Waktu terus berlalu, si buntung tetap hadir dalam mimpi-mimpi Ki Mursin dan Ni Endu sebagai seorang anak lelaki yang lucu dengan pakaian putih dan berkopiah. Sedangkan dalam dunia nyata, si buntung dalam wujud buaya kerap menampakkan dirinya kepada penduduk sekitar.
Namun sesuai dengan yang diamanatkan Ki Mursin kepada para penduduk sekitar jika menjumpai si buntung dalam wujud buaya yang menakutkan maka mereka cukup berkata, “Buntung jangan mengganggu”.
Hal ini juga pernah dialami oleh seorang penduduk sekitar Pakancilan yang saat itu hendak mandi di sungai. Saat melihat ada buaya, ia segera berkata “Buntung pergi, jangan di sini, kalau mau berjemur di sana saja” sambil menunjuk ke seberang sungai.
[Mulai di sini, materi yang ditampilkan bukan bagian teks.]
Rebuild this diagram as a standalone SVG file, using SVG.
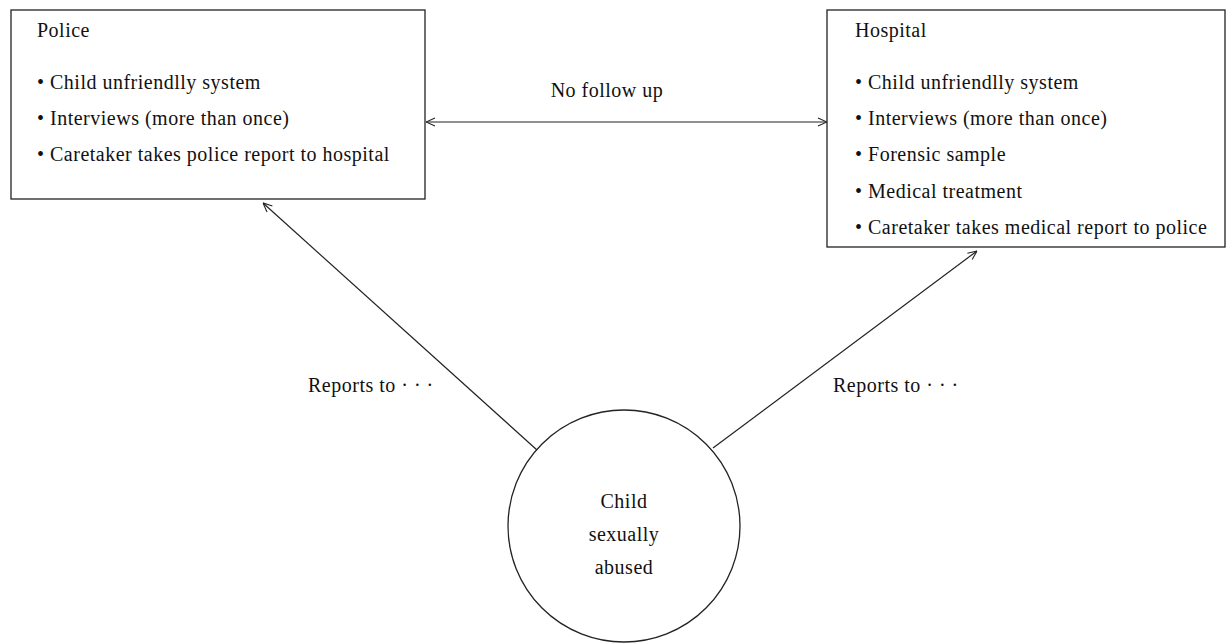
<svg xmlns="http://www.w3.org/2000/svg" width="1229" height="643" viewBox="0 0 1229 643">
<style>
text{font-family:"Liberation Serif","Times New Roman",serif;font-size:20px;letter-spacing:0.5px;fill:#111}
.box{fill:#fff;stroke:#222;stroke-width:1.3}
.edge{stroke:#222;stroke-width:1.2;fill:none}
.mid{text-anchor:middle}
</style>
<defs>
<marker id="ah" viewBox="0 0 10 10" refX="10" refY="5" markerWidth="10" markerHeight="10" markerUnits="userSpaceOnUse" orient="auto-start-reverse">
<path d="M1,1 L10,5 L1,9" fill="none" stroke="#222" stroke-width="1.1"/>
</marker>
</defs>
<rect width="1229" height="643" fill="#fff"/>
<g id="connectors">
<line class="edge" x1="426" y1="122" x2="827" y2="122" marker-start="url(#ah)" marker-end="url(#ah)"/>
<line class="edge" x1="537" y1="450" x2="263" y2="203" marker-end="url(#ah)"/>
<line class="edge" x1="713" y1="448" x2="977" y2="251" marker-end="url(#ah)"/>
<text class="mid" x="607" y="97">No follow up</text>
<text x="308" y="392">Reports to · · ·</text>
<text x="833" y="392">Reports to · · ·</text>
</g>
<g id="police">
<rect class="box" x="11" y="10" width="414" height="189"/>
<text x="37" y="37">Police</text>
<text x="37" y="89">• Child unfriendlly system</text>
<text x="37" y="125">• Interviews (more than once)</text>
<text x="37" y="161">• Caretaker takes police report to hospital</text>
</g>
<g id="hospital">
<rect class="box" x="827" y="10" width="398" height="237"/>
<text x="855" y="37">Hospital</text>
<text x="855" y="89">• Child unfriendlly system</text>
<text x="855" y="125">• Interviews (more than once)</text>
<text x="855" y="161">• Forensic sample</text>
<text x="855" y="198">• Medical treatment</text>
<text x="855" y="234">• Caretaker takes medical report to police</text>
</g>
<g id="child">
<circle class="box" cx="624" cy="526" r="116"/>
<text class="mid" x="624" y="508">Child</text>
<text class="mid" x="624" y="541">sexually</text>
<text class="mid" x="624" y="574">abused</text>
</g>
</svg>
Dan benarlah, sehabis berkata itu, buaya itu menghilang lalu muncul kembali di seberang sungai. Di tempat yang ditunjuk oleh orang itu, tampak seorang laki-laki berpakaian putih sedang duduk-duduk di pinggiran sungai.
Kisah buaya buntung penghuni Cipakancilan sangatlah menarik untuk ditelusuri, apalagi cerita ternyata berkembang tidak hanya di masyarakat sekitaran Cimanggu saja, karena ada kisah lain yang menyebutkan kalau si buntung sering bertarung dengan buaya-buaya pendatang, dan sering berkelana hingga ke Sungai Ciliwung, Cisadane, Citarum, bahkan sampai ke Cimandiri di Sukabumi.
Tidak hanya itu saja, ada juga yang percaya kalau si buntung sudah menjadi penghuni di salah satu sungai yang ada di Kota Jakarta.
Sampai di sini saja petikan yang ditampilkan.